*Goal*:
Leave out the pictures and transcribe everything else exactly.

----- Dataset section -----

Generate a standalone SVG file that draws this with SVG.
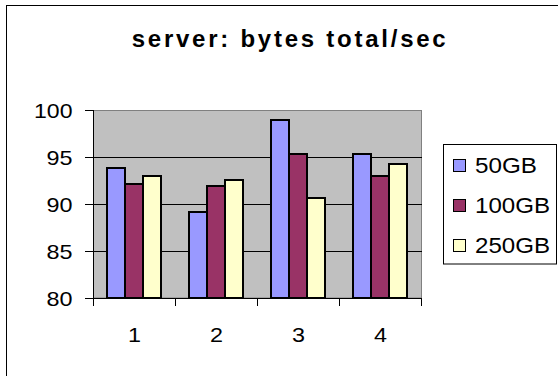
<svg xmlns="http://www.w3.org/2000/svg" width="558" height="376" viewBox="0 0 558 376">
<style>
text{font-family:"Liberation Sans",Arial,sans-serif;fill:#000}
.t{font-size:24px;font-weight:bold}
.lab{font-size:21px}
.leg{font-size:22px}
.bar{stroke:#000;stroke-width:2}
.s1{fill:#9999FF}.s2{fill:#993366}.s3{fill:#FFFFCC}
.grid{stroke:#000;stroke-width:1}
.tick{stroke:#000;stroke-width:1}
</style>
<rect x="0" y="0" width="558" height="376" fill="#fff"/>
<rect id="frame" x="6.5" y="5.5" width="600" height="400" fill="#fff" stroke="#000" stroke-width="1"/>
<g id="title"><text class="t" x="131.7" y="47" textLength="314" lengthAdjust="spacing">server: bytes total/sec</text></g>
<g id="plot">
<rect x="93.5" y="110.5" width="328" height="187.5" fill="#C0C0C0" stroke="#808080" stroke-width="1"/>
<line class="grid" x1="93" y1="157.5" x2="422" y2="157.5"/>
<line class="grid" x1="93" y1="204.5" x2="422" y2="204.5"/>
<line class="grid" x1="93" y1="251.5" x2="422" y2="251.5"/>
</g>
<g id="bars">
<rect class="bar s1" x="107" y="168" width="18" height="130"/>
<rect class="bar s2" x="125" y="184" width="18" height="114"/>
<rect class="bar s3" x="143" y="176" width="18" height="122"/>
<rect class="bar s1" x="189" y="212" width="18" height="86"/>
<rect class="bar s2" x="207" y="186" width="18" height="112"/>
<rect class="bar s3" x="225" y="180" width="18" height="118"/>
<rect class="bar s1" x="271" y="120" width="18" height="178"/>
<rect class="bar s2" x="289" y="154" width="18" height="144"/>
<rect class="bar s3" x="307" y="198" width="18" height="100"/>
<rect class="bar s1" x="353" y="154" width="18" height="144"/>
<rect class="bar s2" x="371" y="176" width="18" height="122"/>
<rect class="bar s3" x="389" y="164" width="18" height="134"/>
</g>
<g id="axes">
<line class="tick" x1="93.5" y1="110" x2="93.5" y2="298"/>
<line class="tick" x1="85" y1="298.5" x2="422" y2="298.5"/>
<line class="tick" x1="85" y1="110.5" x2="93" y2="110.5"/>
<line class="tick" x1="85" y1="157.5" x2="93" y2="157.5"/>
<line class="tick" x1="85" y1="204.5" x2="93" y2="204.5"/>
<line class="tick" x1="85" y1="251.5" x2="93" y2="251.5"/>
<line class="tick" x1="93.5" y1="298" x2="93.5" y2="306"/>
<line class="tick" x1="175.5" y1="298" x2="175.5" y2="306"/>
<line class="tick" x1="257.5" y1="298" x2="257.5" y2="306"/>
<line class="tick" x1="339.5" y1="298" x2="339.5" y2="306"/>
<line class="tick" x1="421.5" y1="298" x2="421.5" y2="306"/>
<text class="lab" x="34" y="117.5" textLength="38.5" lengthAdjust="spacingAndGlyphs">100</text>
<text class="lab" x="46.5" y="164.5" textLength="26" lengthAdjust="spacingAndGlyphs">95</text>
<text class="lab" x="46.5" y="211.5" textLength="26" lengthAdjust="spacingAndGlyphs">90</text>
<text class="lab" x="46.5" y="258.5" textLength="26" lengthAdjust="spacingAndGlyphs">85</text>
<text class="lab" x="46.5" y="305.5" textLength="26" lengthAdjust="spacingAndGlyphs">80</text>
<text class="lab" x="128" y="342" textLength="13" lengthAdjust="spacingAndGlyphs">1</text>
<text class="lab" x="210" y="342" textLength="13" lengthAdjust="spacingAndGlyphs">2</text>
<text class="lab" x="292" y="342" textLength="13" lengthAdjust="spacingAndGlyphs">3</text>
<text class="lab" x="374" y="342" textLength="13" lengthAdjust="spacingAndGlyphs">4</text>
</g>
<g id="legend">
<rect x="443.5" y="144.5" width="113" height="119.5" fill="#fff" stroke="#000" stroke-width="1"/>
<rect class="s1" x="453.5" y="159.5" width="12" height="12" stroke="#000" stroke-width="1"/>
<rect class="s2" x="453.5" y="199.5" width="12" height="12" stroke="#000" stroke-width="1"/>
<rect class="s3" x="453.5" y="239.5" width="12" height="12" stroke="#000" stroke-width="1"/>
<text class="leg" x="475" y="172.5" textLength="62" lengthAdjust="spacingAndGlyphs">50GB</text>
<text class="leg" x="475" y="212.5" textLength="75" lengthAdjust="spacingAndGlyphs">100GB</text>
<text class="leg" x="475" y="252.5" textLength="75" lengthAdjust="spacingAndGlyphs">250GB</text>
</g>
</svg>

-----

*Exercise response*:
Generate a standalone SVG file that draws this with SVG.
<svg xmlns="http://www.w3.org/2000/svg" width="558" height="376" viewBox="0 0 558 376">
<style>
text{font-family:"Liberation Sans",Arial,sans-serif;fill:#000}
.t{font-size:24px;font-weight:bold}
.lab{font-size:21px}
.leg{font-size:22px}
.bar{stroke:#000;stroke-width:2}
.s1{fill:#9999FF}.s2{fill:#993366}.s3{fill:#FFFFCC}
.grid{stroke:#000;stroke-width:1}
.tick{stroke:#000;stroke-width:1}
</style>
<rect x="0" y="0" width="558" height="376" fill="#fff"/>
<rect id="frame" x="6.5" y="5.5" width="600" height="400" fill="#fff" stroke="#000" stroke-width="1"/>
<g id="title"><text class="t" x="131.7" y="47" textLength="314" lengthAdjust="spacing">server: bytes total/sec</text></g>
<g id="plot">
<rect x="93.5" y="110.5" width="328" height="187.5" fill="#C0C0C0" stroke="#808080" stroke-width="1"/>
<line class="grid" x1="93" y1="157.5" x2="422" y2="157.5"/>
<line class="grid" x1="93" y1="204.5" x2="422" y2="204.5"/>
<line class="grid" x1="93" y1="251.5" x2="422" y2="251.5"/>
</g>
<g id="bars">
<rect class="bar s1" x="107" y="168" width="18" height="130"/>
<rect class="bar s2" x="125" y="184" width="18" height="114"/>
<rect class="bar s3" x="143" y="176" width="18" height="122"/>
<rect class="bar s1" x="189" y="212" width="18" height="86"/>
<rect class="bar s2" x="207" y="186" width="18" height="112"/>
<rect class="bar s3" x="225" y="180" width="18" height="118"/>
<rect class="bar s1" x="271" y="120" width="18" height="178"/>
<rect class="bar s2" x="289" y="154" width="18" height="144"/>
<rect class="bar s3" x="307" y="198" width="18" height="100"/>
<rect class="bar s1" x="353" y="154" width="18" height="144"/>
<rect class="bar s2" x="371" y="176" width="18" height="122"/>
<rect class="bar s3" x="389" y="164" width="18" height="134"/>
</g>
<g id="axes">
<line class="tick" x1="93.5" y1="110" x2="93.5" y2="298"/>
<line class="tick" x1="85" y1="298.5" x2="422" y2="298.5"/>
<line class="tick" x1="85" y1="110.5" x2="93" y2="110.5"/>
<line class="tick" x1="85" y1="157.5" x2="93" y2="157.5"/>
<line class="tick" x1="85" y1="204.5" x2="93" y2="204.5"/>
<line class="tick" x1="85" y1="251.5" x2="93" y2="251.5"/>
<line class="tick" x1="93.5" y1="298" x2="93.5" y2="306"/>
<line class="tick" x1="175.5" y1="298" x2="175.5" y2="306"/>
<line class="tick" x1="257.5" y1="298" x2="257.5" y2="306"/>
<line class="tick" x1="339.5" y1="298" x2="339.5" y2="306"/>
<line class="tick" x1="421.5" y1="298" x2="421.5" y2="306"/>
<text class="lab" x="34" y="117.5" textLength="38.5" lengthAdjust="spacingAndGlyphs">100</text>
<text class="lab" x="46.5" y="164.5" textLength="26" lengthAdjust="spacingAndGlyphs">95</text>
<text class="lab" x="46.5" y="211.5" textLength="26" lengthAdjust="spacingAndGlyphs">90</text>
<text class="lab" x="46.5" y="258.5" textLength="26" lengthAdjust="spacingAndGlyphs">85</text>
<text class="lab" x="46.5" y="305.5" textLength="26" lengthAdjust="spacingAndGlyphs">80</text>
<text class="lab" x="128" y="342" textLength="13" lengthAdjust="spacingAndGlyphs">1</text>
<text class="lab" x="210" y="342" textLength="13" lengthAdjust="spacingAndGlyphs">2</text>
<text class="lab" x="292" y="342" textLength="13" lengthAdjust="spacingAndGlyphs">3</text>
<text class="lab" x="374" y="342" textLength="13" lengthAdjust="spacingAndGlyphs">4</text>
</g>
<g id="legend">
<rect x="443.5" y="144.5" width="113" height="119.5" fill="#fff" stroke="#000" stroke-width="1"/>
<rect class="s1" x="453.5" y="159.5" width="12" height="12" stroke="#000" stroke-width="1"/>
<rect class="s2" x="453.5" y="199.5" width="12" height="12" stroke="#000" stroke-width="1"/>
<rect class="s3" x="453.5" y="239.5" width="12" height="12" stroke="#000" stroke-width="1"/>
<text class="leg" x="475" y="172.5" textLength="62" lengthAdjust="spacingAndGlyphs">50GB</text>
<text class="leg" x="475" y="212.5" textLength="75" lengthAdjust="spacingAndGlyphs">100GB</text>
<text class="leg" x="475" y="252.5" textLength="75" lengthAdjust="spacingAndGlyphs">250GB</text>
</g>
</svg>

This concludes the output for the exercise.